▶ Information provided
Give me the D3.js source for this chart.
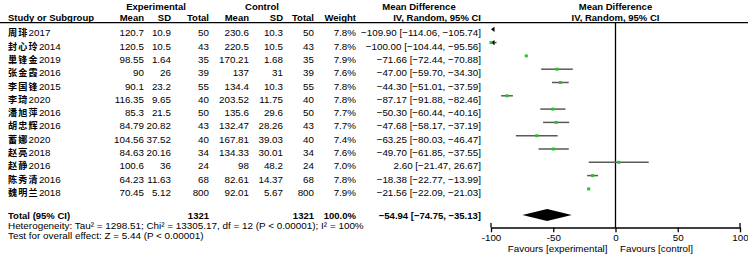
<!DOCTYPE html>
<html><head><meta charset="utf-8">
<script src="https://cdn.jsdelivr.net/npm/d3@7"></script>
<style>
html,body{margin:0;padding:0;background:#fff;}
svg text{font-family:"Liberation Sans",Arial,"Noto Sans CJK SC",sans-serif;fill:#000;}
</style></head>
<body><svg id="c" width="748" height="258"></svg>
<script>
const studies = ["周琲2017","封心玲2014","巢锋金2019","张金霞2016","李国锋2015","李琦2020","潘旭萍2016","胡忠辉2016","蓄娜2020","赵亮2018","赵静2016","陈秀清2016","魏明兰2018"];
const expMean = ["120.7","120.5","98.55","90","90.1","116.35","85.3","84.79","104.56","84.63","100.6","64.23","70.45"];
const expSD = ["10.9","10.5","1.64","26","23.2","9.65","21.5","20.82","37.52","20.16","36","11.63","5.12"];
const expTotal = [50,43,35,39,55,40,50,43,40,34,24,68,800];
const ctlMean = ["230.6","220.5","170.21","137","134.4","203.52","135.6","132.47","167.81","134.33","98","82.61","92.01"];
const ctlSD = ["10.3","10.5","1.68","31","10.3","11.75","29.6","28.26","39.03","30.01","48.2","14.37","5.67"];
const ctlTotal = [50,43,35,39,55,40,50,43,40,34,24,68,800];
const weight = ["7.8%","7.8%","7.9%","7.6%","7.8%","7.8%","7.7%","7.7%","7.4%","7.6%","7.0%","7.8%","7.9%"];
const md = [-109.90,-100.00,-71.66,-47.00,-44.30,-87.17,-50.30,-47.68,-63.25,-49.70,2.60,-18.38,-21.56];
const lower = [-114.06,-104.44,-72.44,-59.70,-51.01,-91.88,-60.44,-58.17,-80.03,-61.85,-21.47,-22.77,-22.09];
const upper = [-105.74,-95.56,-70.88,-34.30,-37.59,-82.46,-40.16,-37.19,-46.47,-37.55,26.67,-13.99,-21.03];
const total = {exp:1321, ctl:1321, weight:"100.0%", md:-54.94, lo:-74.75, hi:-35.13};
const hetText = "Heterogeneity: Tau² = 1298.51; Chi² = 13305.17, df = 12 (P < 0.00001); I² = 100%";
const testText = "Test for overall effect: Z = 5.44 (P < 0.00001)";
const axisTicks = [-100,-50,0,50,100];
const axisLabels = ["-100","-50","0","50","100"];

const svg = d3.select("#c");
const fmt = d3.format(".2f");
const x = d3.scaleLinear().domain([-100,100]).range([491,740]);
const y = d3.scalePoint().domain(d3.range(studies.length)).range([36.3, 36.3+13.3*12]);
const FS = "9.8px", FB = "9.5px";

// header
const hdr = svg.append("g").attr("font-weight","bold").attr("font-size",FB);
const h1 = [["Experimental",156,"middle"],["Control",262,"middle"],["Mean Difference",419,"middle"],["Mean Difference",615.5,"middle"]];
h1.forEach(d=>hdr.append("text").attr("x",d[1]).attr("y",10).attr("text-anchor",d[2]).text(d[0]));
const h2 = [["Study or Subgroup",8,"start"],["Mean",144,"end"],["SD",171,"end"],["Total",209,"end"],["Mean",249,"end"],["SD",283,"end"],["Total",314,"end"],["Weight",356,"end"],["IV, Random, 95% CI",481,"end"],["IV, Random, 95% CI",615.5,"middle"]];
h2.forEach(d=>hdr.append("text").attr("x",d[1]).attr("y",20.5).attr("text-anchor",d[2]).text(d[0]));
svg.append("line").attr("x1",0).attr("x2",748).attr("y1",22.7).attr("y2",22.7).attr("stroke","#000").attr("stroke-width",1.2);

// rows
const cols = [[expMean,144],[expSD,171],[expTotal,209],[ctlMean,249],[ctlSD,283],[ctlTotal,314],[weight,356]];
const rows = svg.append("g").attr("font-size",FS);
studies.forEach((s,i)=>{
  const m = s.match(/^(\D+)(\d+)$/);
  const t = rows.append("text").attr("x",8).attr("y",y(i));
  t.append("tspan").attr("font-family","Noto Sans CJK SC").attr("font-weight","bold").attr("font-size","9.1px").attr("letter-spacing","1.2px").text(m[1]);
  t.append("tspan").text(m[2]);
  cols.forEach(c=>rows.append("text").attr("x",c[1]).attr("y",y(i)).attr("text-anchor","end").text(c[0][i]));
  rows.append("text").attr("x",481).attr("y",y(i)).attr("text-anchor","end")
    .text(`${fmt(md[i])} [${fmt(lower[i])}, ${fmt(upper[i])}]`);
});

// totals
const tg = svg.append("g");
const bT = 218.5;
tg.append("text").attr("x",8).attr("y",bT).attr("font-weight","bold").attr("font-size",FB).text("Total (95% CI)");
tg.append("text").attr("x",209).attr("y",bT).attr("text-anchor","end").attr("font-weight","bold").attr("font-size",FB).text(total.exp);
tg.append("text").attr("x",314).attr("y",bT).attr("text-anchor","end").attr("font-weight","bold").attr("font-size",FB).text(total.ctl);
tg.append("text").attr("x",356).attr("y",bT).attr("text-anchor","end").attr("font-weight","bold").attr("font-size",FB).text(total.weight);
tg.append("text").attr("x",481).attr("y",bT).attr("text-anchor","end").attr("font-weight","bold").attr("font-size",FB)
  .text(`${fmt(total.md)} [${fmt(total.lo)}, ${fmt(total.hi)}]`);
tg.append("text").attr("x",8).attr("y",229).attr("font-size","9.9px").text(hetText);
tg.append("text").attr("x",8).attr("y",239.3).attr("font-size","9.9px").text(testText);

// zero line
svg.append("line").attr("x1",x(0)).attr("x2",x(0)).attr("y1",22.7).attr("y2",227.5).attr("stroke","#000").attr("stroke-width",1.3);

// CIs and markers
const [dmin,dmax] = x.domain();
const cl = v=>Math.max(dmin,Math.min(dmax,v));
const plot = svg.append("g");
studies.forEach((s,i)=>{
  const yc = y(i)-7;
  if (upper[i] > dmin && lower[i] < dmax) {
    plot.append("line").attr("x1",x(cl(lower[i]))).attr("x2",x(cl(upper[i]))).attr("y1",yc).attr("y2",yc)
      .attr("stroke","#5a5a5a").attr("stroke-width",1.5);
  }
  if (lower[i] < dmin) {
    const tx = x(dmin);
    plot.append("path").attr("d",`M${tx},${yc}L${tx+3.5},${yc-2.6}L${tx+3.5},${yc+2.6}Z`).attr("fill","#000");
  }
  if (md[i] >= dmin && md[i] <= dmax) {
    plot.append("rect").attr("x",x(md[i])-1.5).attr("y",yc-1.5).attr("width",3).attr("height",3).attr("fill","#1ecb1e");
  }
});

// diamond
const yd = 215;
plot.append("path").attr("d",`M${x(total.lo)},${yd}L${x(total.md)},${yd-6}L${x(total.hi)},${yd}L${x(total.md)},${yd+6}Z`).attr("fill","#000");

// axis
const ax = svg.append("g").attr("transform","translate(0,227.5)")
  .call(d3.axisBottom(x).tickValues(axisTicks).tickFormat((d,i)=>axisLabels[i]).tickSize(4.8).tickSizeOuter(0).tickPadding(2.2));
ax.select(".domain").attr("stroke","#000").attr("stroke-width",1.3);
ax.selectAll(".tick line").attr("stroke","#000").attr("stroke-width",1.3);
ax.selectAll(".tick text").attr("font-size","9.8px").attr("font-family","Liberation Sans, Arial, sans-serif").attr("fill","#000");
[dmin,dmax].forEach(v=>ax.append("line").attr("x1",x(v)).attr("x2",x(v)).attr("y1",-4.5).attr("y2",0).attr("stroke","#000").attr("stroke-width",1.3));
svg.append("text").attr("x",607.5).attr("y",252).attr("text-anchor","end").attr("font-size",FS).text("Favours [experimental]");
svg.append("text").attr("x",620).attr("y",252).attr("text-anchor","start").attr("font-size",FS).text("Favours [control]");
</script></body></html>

▶ Objective
Set the listing down in full and exactly. Pictures within it should not appear in the copy.

▶ Task response
Give me the D3.js source for this chart.
<!DOCTYPE html>
<html><head><meta charset="utf-8">
<script src="https://cdn.jsdelivr.net/npm/d3@7"></script>
<style>
html,body{margin:0;padding:0;background:#fff;}
svg text{font-family:"Liberation Sans",Arial,"Noto Sans CJK SC",sans-serif;fill:#000;}
</style></head>
<body><svg id="c" width="748" height="258"></svg>
<script>
const studies = ["周琲2017","封心玲2014","巢锋金2019","张金霞2016","李国锋2015","李琦2020","潘旭萍2016","胡忠辉2016","蓄娜2020","赵亮2018","赵静2016","陈秀清2016","魏明兰2018"];
const expMean = ["120.7","120.5","98.55","90","90.1","116.35","85.3","84.79","104.56","84.63","100.6","64.23","70.45"];
const expSD = ["10.9","10.5","1.64","26","23.2","9.65","21.5","20.82","37.52","20.16","36","11.63","5.12"];
const expTotal = [50,43,35,39,55,40,50,43,40,34,24,68,800];
const ctlMean = ["230.6","220.5","170.21","137","134.4","203.52","135.6","132.47","167.81","134.33","98","82.61","92.01"];
const ctlSD = ["10.3","10.5","1.68","31","10.3","11.75","29.6","28.26","39.03","30.01","48.2","14.37","5.67"];
const ctlTotal = [50,43,35,39,55,40,50,43,40,34,24,68,800];
const weight = ["7.8%","7.8%","7.9%","7.6%","7.8%","7.8%","7.7%","7.7%","7.4%","7.6%","7.0%","7.8%","7.9%"];
const md = [-109.90,-100.00,-71.66,-47.00,-44.30,-87.17,-50.30,-47.68,-63.25,-49.70,2.60,-18.38,-21.56];
const lower = [-114.06,-104.44,-72.44,-59.70,-51.01,-91.88,-60.44,-58.17,-80.03,-61.85,-21.47,-22.77,-22.09];
const upper = [-105.74,-95.56,-70.88,-34.30,-37.59,-82.46,-40.16,-37.19,-46.47,-37.55,26.67,-13.99,-21.03];
const total = {exp:1321, ctl:1321, weight:"100.0%", md:-54.94, lo:-74.75, hi:-35.13};
const hetText = "Heterogeneity: Tau² = 1298.51; Chi² = 13305.17, df = 12 (P < 0.00001); I² = 100%";
const testText = "Test for overall effect: Z = 5.44 (P < 0.00001)";
const axisTicks = [-100,-50,0,50,100];
const axisLabels = ["-100","-50","0","50","100"];

const svg = d3.select("#c");
const fmt = d3.format(".2f");
const x = d3.scaleLinear().domain([-100,100]).range([491,740]);
const y = d3.scalePoint().domain(d3.range(studies.length)).range([36.3, 36.3+13.3*12]);
const FS = "9.8px", FB = "9.5px";

// header
const hdr = svg.append("g").attr("font-weight","bold").attr("font-size",FB);
const h1 = [["Experimental",156,"middle"],["Control",262,"middle"],["Mean Difference",419,"middle"],["Mean Difference",615.5,"middle"]];
h1.forEach(d=>hdr.append("text").attr("x",d[1]).attr("y",10).attr("text-anchor",d[2]).text(d[0]));
const h2 = [["Study or Subgroup",8,"start"],["Mean",144,"end"],["SD",171,"end"],["Total",209,"end"],["Mean",249,"end"],["SD",283,"end"],["Total",314,"end"],["Weight",356,"end"],["IV, Random, 95% CI",481,"end"],["IV, Random, 95% CI",615.5,"middle"]];
h2.forEach(d=>hdr.append("text").attr("x",d[1]).attr("y",20.5).attr("text-anchor",d[2]).text(d[0]));
svg.append("line").attr("x1",0).attr("x2",748).attr("y1",22.7).attr("y2",22.7).attr("stroke","#000").attr("stroke-width",1.2);

// rows
const cols = [[expMean,144],[expSD,171],[expTotal,209],[ctlMean,249],[ctlSD,283],[ctlTotal,314],[weight,356]];
const rows = svg.append("g").attr("font-size",FS);
studies.forEach((s,i)=>{
  const m = s.match(/^(\D+)(\d+)$/);
  const t = rows.append("text").attr("x",8).attr("y",y(i));
  t.append("tspan").attr("font-family","Noto Sans CJK SC").attr("font-weight","bold").attr("font-size","9.1px").attr("letter-spacing","1.2px").text(m[1]);
  t.append("tspan").text(m[2]);
  cols.forEach(c=>rows.append("text").attr("x",c[1]).attr("y",y(i)).attr("text-anchor","end").text(c[0][i]));
  rows.append("text").attr("x",481).attr("y",y(i)).attr("text-anchor","end")
    .text(`${fmt(md[i])} [${fmt(lower[i])}, ${fmt(upper[i])}]`);
});

// totals
const tg = svg.append("g");
const bT = 218.5;
tg.append("text").attr("x",8).attr("y",bT).attr("font-weight","bold").attr("font-size",FB).text("Total (95% CI)");
tg.append("text").attr("x",209).attr("y",bT).attr("text-anchor","end").attr("font-weight","bold").attr("font-size",FB).text(total.exp);
tg.append("text").attr("x",314).attr("y",bT).attr("text-anchor","end").attr("font-weight","bold").attr("font-size",FB).text(total.ctl);
tg.append("text").attr("x",356).attr("y",bT).attr("text-anchor","end").attr("font-weight","bold").attr("font-size",FB).text(total.weight);
tg.append("text").attr("x",481).attr("y",bT).attr("text-anchor","end").attr("font-weight","bold").attr("font-size",FB)
  .text(`${fmt(total.md)} [${fmt(total.lo)}, ${fmt(total.hi)}]`);
tg.append("text").attr("x",8).attr("y",229).attr("font-size","9.9px").text(hetText);
tg.append("text").attr("x",8).attr("y",239.3).attr("font-size","9.9px").text(testText);

// zero line
svg.append("line").attr("x1",x(0)).attr("x2",x(0)).attr("y1",22.7).attr("y2",227.5).attr("stroke","#000").attr("stroke-width",1.3);

// CIs and markers
const [dmin,dmax] = x.domain();
const cl = v=>Math.max(dmin,Math.min(dmax,v));
const plot = svg.append("g");
studies.forEach((s,i)=>{
  const yc = y(i)-7;
  if (upper[i] > dmin && lower[i] < dmax) {
    plot.append("line").attr("x1",x(cl(lower[i]))).attr("x2",x(cl(upper[i]))).attr("y1",yc).attr("y2",yc)
      .attr("stroke","#5a5a5a").attr("stroke-width",1.5);
  }
  if (lower[i] < dmin) {
    const tx = x(dmin);
    plot.append("path").attr("d",`M${tx},${yc}L${tx+3.5},${yc-2.6}L${tx+3.5},${yc+2.6}Z`).attr("fill","#000");
  }
  if (md[i] >= dmin && md[i] <= dmax) {
    plot.append("rect").attr("x",x(md[i])-1.5).attr("y",yc-1.5).attr("width",3).attr("height",3).attr("fill","#1ecb1e");
  }
});

// diamond
const yd = 215;
plot.append("path").attr("d",`M${x(total.lo)},${yd}L${x(total.md)},${yd-6}L${x(total.hi)},${yd}L${x(total.md)},${yd+6}Z`).attr("fill","#000");

// axis
const ax = svg.append("g").attr("transform","translate(0,227.5)")
  .call(d3.axisBottom(x).tickValues(axisTicks).tickFormat((d,i)=>axisLabels[i]).tickSize(4.8).tickSizeOuter(0).tickPadding(2.2));
ax.select(".domain").attr("stroke","#000").attr("stroke-width",1.3);
ax.selectAll(".tick line").attr("stroke","#000").attr("stroke-width",1.3);
ax.selectAll(".tick text").attr("font-size","9.8px").attr("font-family","Liberation Sans, Arial, sans-serif").attr("fill","#000");
[dmin,dmax].forEach(v=>ax.append("line").attr("x1",x(v)).attr("x2",x(v)).attr("y1",-4.5).attr("y2",0).attr("stroke","#000").attr("stroke-width",1.3));
svg.append("text").attr("x",607.5).attr("y",252).attr("text-anchor","end").attr("font-size",FS).text("Favours [experimental]");
svg.append("text").attr("x",620).attr("y",252).attr("text-anchor","start").attr("font-size",FS).text("Favours [control]");
</script></body></html>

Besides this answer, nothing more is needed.